Michelle Scheuermann, spokeswoman for The Sportsman Channel, the New
Berlin-based cable and satellite TV network, agrees. Manufacturers of
outdoor equipment are trying to expand their markets and they know pink can
help, she said.

In Baraboo, Jim Astle, owner of Jim's Gun Supply - the store slogan is "I'll
get you loaded" - has been coating guns in pink and other colors for four
years. His 12-year-old daughter owns a pink camouflage shotgun.

"Females want to shoot guns, but they want them to look pretty, too," Astle
said. "Guys could give a rat's butt what their gun looks like."

Which isn't to suggest that pink guns are all the rage. Many gun shops don't
stock them. And even those that do feature the fairly fashionable firearms
don't necessarily employ clerks who are wild about them.

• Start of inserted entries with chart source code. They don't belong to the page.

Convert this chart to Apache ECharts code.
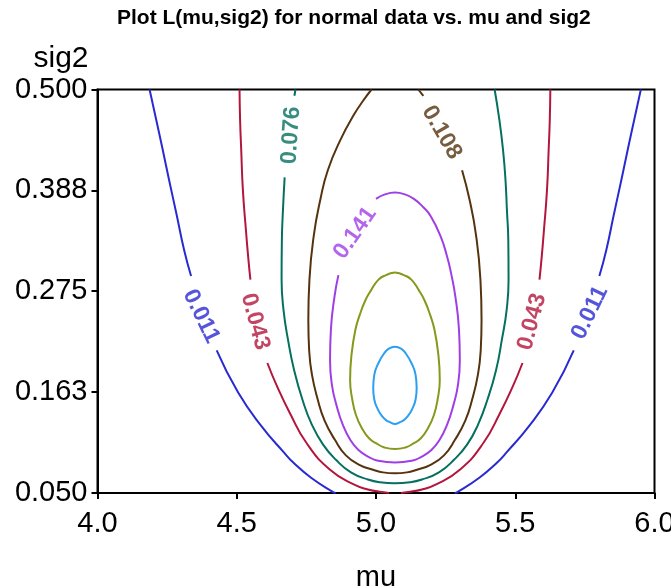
<!DOCTYPE html>
<html>
<head>
<meta charset="utf-8">
<script src="https://cdn.jsdelivr.net/npm/echarts@6/dist/echarts.min.js"></script>
<style>
html, body { margin: 0; padding: 0; background: #fff; }
#chart { width: 671px; height: 588px; }
</style>
</head>
<body>
<div id="chart"></div>
<script>
// axis ticks
var xTicks = [4.0, 4.5, 5.0, 5.5, 6.0];
var xTickLabels = ['4.0', '4.5', '5.0', '5.5', '6.0'];
var yTicks = [0.05, 0.1625, 0.275, 0.3875, 0.5];
var yTickLabels = ['0.050', '0.163', '0.275', '0.388', '0.500'];

// contour levels (inner two are not labelled)
var levels = ['0.011', '0.043', '0.076', '0.108', '0.141', '0.173', '0.206'];

// contour lines, [mu, sig2], split where labels or the axis cut them
var lvl011 = [
  [[4.187, 0.500], [4.211, 0.466], [4.234, 0.433], [4.257, 0.399], [4.283, 0.362], [4.311, 0.321], [4.336, 0.292]],
  [[4.428, 0.209], [4.505, 0.162], [4.590, 0.124], [4.670, 0.095], [4.703, 0.084], [4.767, 0.067], [4.846, 0.051], [4.855, 0.050]],
  [[5.283, 0.050], [5.292, 0.051], [5.371, 0.067], [5.435, 0.084], [5.468, 0.095], [5.548, 0.124], [5.633, 0.162], [5.710, 0.209]],
  [[5.802, 0.292], [5.827, 0.321], [5.855, 0.362], [5.881, 0.399], [5.904, 0.433], [5.927, 0.466], [5.951, 0.500]]
];
var lvl043 = [
  [[4.510, 0.500], [4.512, 0.466], [4.516, 0.433], [4.522, 0.388], [4.533, 0.343], [4.542, 0.310], [4.549, 0.288]],
  [[4.610, 0.195], [4.646, 0.168], [4.691, 0.139], [4.750, 0.106], [4.835, 0.076], [4.924, 0.059], [4.971, 0.054], [5.021, 0.051], [5.047, 0.050]],
  [[5.090, 0.050], [5.115, 0.051], [5.165, 0.054], [5.212, 0.059], [5.301, 0.076], [5.386, 0.106], [5.445, 0.139], [5.490, 0.168], [5.526, 0.195]],
  [[5.587, 0.288], [5.594, 0.310], [5.603, 0.343], [5.614, 0.388], [5.620, 0.433], [5.624, 0.466], [5.626, 0.500]]
];
var lvl076 = [
  [[4.711, 0.500], [4.707, 0.493]],
  [[4.672, 0.402], [4.666, 0.366], [4.662, 0.332], [4.661, 0.288], [4.668, 0.254], [4.684, 0.221], [4.706, 0.187],
   [4.736, 0.154], [4.770, 0.126], [4.810, 0.104], [4.856, 0.087], [4.910, 0.073], [4.971, 0.065], [5.014, 0.062],
   [5.068, 0.061], [5.122, 0.062], [5.165, 0.065], [5.226, 0.073], [5.280, 0.087], [5.327, 0.104], [5.366, 0.126],
   [5.400, 0.154], [5.431, 0.187], [5.452, 0.221], [5.469, 0.254], [5.476, 0.288], [5.475, 0.332], [5.470, 0.366],
   [5.465, 0.399], [5.456, 0.433], [5.443, 0.466], [5.426, 0.500]]
];
var lvl108 = [
  [[5.152, 0.500], [5.170, 0.493]],
  [[5.309, 0.410], [5.336, 0.377], [5.359, 0.338], [5.375, 0.288], [5.379, 0.243], [5.376, 0.209], [5.366, 0.182],
   [5.345, 0.154], [5.321, 0.131], [5.283, 0.109], [5.244, 0.092], [5.194, 0.081], [5.147, 0.076], [5.111, 0.073],
   [5.068, 0.072], [5.025, 0.073], [4.989, 0.076], [4.942, 0.081], [4.892, 0.092], [4.853, 0.109], [4.815, 0.131],
   [4.791, 0.154], [4.770, 0.182], [4.760, 0.209], [4.757, 0.243], [4.761, 0.288], [4.777, 0.338], [4.800, 0.377],
   [4.827, 0.410], [4.874, 0.445], [4.921, 0.472], [4.955, 0.488], [4.984, 0.500]]
];
var lvl141 = [
  [[4.865, 0.293], [4.851, 0.269], [4.838, 0.232], [4.835, 0.198], [4.842, 0.170], [4.858, 0.148], [4.881, 0.126],
   [4.908, 0.109], [4.937, 0.098], [4.975, 0.090], [5.007, 0.086], [5.068, 0.084], [5.129, 0.086], [5.161, 0.090],
   [5.199, 0.098], [5.228, 0.109], [5.255, 0.126], [5.278, 0.148], [5.294, 0.170], [5.301, 0.198], [5.298, 0.232],
   [5.285, 0.269], [5.271, 0.293], [5.255, 0.314], [5.231, 0.337], [5.196, 0.359], [5.169, 0.369], [5.136, 0.378],
   [5.104, 0.383], [5.068, 0.385], [5.032, 0.383], [5.000, 0.378]]
];
var lvl173 = [
  [[5.036, 0.293], [5.068, 0.296], [5.100, 0.293], [5.127, 0.288], [5.154, 0.276], [5.174, 0.265], [5.194, 0.249],
   [5.210, 0.232], [5.224, 0.204], [5.229, 0.176], [5.221, 0.154], [5.208, 0.137], [5.188, 0.123], [5.161, 0.111],
   [5.133, 0.105], [5.108, 0.101], [5.068, 0.099], [5.028, 0.101], [5.003, 0.105], [4.975, 0.111], [4.948, 0.123],
   [4.928, 0.137], [4.915, 0.154], [4.907, 0.176], [4.912, 0.204], [4.926, 0.232], [4.942, 0.249], [4.962, 0.265],
   [4.982, 0.276], [5.009, 0.288], [5.036, 0.293], [5.068, 0.296], [5.100, 0.293]]
];
var lvl206 = [
  [[5.046, 0.211], [5.068, 0.213], [5.090, 0.211], [5.106, 0.206], [5.127, 0.195], [5.142, 0.182], [5.146, 0.167],
   [5.142, 0.154], [5.129, 0.143], [5.115, 0.136], [5.099, 0.131], [5.086, 0.129], [5.068, 0.127], [5.050, 0.129],
   [5.037, 0.131], [5.021, 0.136], [5.007, 0.143], [4.994, 0.154], [4.990, 0.167], [4.994, 0.182], [5.009, 0.195],
   [5.030, 0.206], [5.046, 0.211], [5.068, 0.213], [5.090, 0.211]]
];

// contour labels: text and where it sits, [mu, sig2]
var labelText = ['0.011', '0.011', '0.043', '0.043', '0.076', '0.108', '0.141'];
var labelMu = [4.372, 5.768, 4.566, 5.560, 4.695, 5.236, 4.925];
var labelSig2 = [0.247, 0.251, 0.241, 0.241, 0.449, 0.452, 0.340];

// styles
var contours = [lvl011, lvl043, lvl076, lvl108, lvl141, lvl173, lvl206];
var lineColors = ['#2a2ad2', '#b3163c', '#05705f', '#55330f', '#a03ee6', '#87981c', '#2b9ff2'];
var labelRotate = [-64, 64, -75, 75, 86, -60, 55];
var font = "'Liberation Sans', Arial, sans-serif";

var myChart = echarts.init(document.getElementById('chart'));

var series = [];
contours.forEach(function (segs, i) {
  segs.forEach(function (seg) {
    series.push({
      type: 'line',
      data: seg,
      smooth: 0.5,
      symbol: 'none',
      silent: true,
      lineStyle: { color: lineColors[i], width: 2 }
    });
  });
});
labelText.forEach(function (t, i) {
  series.push({
    type: 'scatter',
    data: [[labelMu[i], labelSig2[i]]],
    symbolSize: 1,
    silent: true,
    itemStyle: { color: 'transparent' },
    label: {
      show: true,
      position: 'inside',
      rotate: labelRotate[i],
      formatter: t,
      color: lineColors[levels.indexOf(t)],
      fontSize: 23,
      fontWeight: 'bold',
      fontFamily: font
    }
  });
});

function nearest(ticks, labels, v) {
  var best = 0;
  for (var i = 1; i < ticks.length; i++) {
    if (Math.abs(ticks[i] - v) < Math.abs(ticks[best] - v)) best = i;
  }
  return labels[best];
}

myChart.setOption({
  animation: false,
  backgroundColor: '#fff',
  title: {
    text: 'Plot L(mu,sig2) for normal data vs. mu and sig2',
    left: 112,
    top: 3,
    textStyle: { fontSize: 21, fontWeight: 'bold', color: '#000', fontFamily: font }
  },
  grid: {
    left: 97.5,
    right: 16.5,
    top: 89.5,
    bottom: 95,
    outerBoundsMode: 'none',
    show: true,
    borderColor: '#000',
    borderWidth: 2
  },
  xAxis: {
    type: 'value',
    min: xTicks[0],
    max: xTicks[xTicks.length - 1],
    interval: 0.5,
    name: 'mu',
    nameLocation: 'middle',
    nameGap: 70,
    nameTextStyle: { fontSize: 29, color: '#000', fontFamily: font },
    axisLine: { lineStyle: { color: '#000', width: 2 } },
    axisTick: { length: 6, lineStyle: { color: '#000', width: 2 } },
    axisLabel: {
      fontSize: 29,
      color: '#000',
      fontFamily: font,
      margin: 16,
      formatter: function (v) { return nearest(xTicks, xTickLabels, v); }
    },
    splitLine: { show: false }
  },
  yAxis: {
    type: 'value',
    min: yTicks[0],
    max: yTicks[yTicks.length - 1],
    interval: 0.1125,
    name: 'sig2',
    nameLocation: 'end',
    nameGap: 16,
    nameTextStyle: { fontSize: 30, color: '#000', fontFamily: font, align: 'right', padding: [0, 9, 0, 0] },
    axisLine: { show: true, lineStyle: { color: '#000', width: 2 } },
    axisTick: { show: true, length: 6, lineStyle: { color: '#000', width: 2 } },
    axisLabel: {
      fontSize: 29,
      color: '#000',
      fontFamily: font,
      margin: 10,
      formatter: function (v) { return nearest(yTicks, yTickLabels, v); }
    },
    splitLine: { show: false }
  },
  series: series
});
</script>
</body>
</html>
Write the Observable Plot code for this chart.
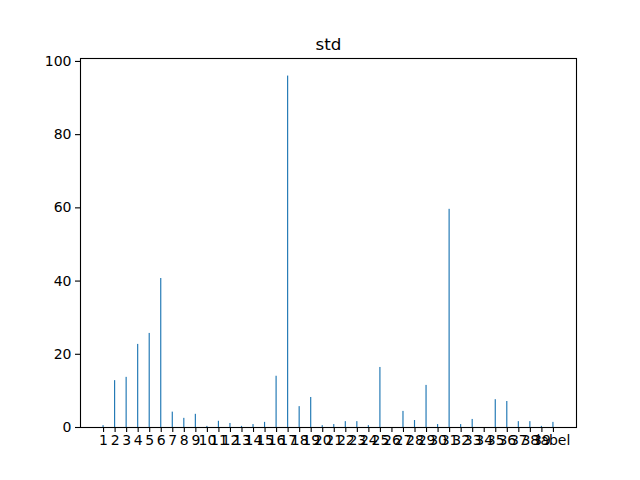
<!DOCTYPE html>
<html>
<head>
<meta charset="utf-8">
<script src="https://cdn.jsdelivr.net/npm/d3@7"></script>
<script src="https://cdn.jsdelivr.net/npm/@observablehq/plot@0.6"></script>
<style>
  body { margin: 0; background: #fff; }
  svg { font-family: "DejaVu Sans", sans-serif; }
</style>
</head>
<body>
<div id="chart"></div>
<script>
const categories = ["1","2","3","4","5","6","7","8","9","10","11","12","13","14","15","16","17","18","19","20","21","22","23","24","25","26","27","28","29","30","31","32","33","34","35","36","37","38","39","label"];
const values = [0.5,12.8,13.7,22.7,25.7,40.7,4.2,2.5,3.6,0.3,1.7,1.1,0.3,0.8,1.4,14.0,96.0,5.7,8.2,0.5,0.8,1.6,1.6,0.5,16.4,0,4.4,1.9,11.5,0.8,59.6,0.8,2.2,0,7.6,7.1,1.6,1.6,0.3,1.4];
const yTicks = [0,20,40,60,80,100];
const titleText = "std";

const data = categories.map((c, i) => ({cat: c, v: values[i]}));

const chart = Plot.plot({
  width: 640,
  height: 480,
  marginLeft: 80,
  marginRight: 64,
  marginTop: 58,
  marginBottom: 53,
  style: {fontFamily: "DejaVu Sans, sans-serif", fontSize: "14px", color: "#000", background: "#fff"},
  x: {domain: categories, paddingInner: 0.9, paddingOuter: 1.95, align: 0.5, round: false},
  y: {domain: [0, 100.8]},
  marks: [
    Plot.barY(data, {x: "cat", y: "v", fill: "#1f77b4"}),
    Plot.frame({stroke: "#000", strokeWidth: 1.1}),
    Plot.axisX({tickSize: 5, tickPadding: 3, label: null, fontSize: 14, stroke: "#000", strokeWidth: 1.1}),
    Plot.axisY({ticks: yTicks, tickSize: 5, tickPadding: 4, label: null, fontSize: 14, stroke: "#000", strokeWidth: 1.1}),
    Plot.text([titleText], {text: d => d, frameAnchor: "top", dy: -20, fontSize: 16.7, fill: "#000"})
  ]
});
document.getElementById("chart").appendChild(chart);
</script>
</body>
</html>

"You could go goose hunting with a pink gun," said a clerk at one gun
counter the other day. "I dare ya."

Still, who would ever have thought you'd ever see a pink gun Up North? Sure
enough, there's a pink .22-caliber rifle on display at Mel's Trading Post in
Rhinelander.

"The most common response in the store is 'What the hell?' " when people see
the pink gun, said owner Mitch Mode."But it addresses the reality of a lot
of girls going through hunter safety (courses) with their parents."

Asked about pink guns at the Saukville Rifle & Pistol Club the other day,
20-year-old Evan Kilpatrick of Glendale said he's never seen one on that
shooting range. He just kind of shrugged at the notion.

"I guess it's a personal touch or whatever," he said. "It's no big deal."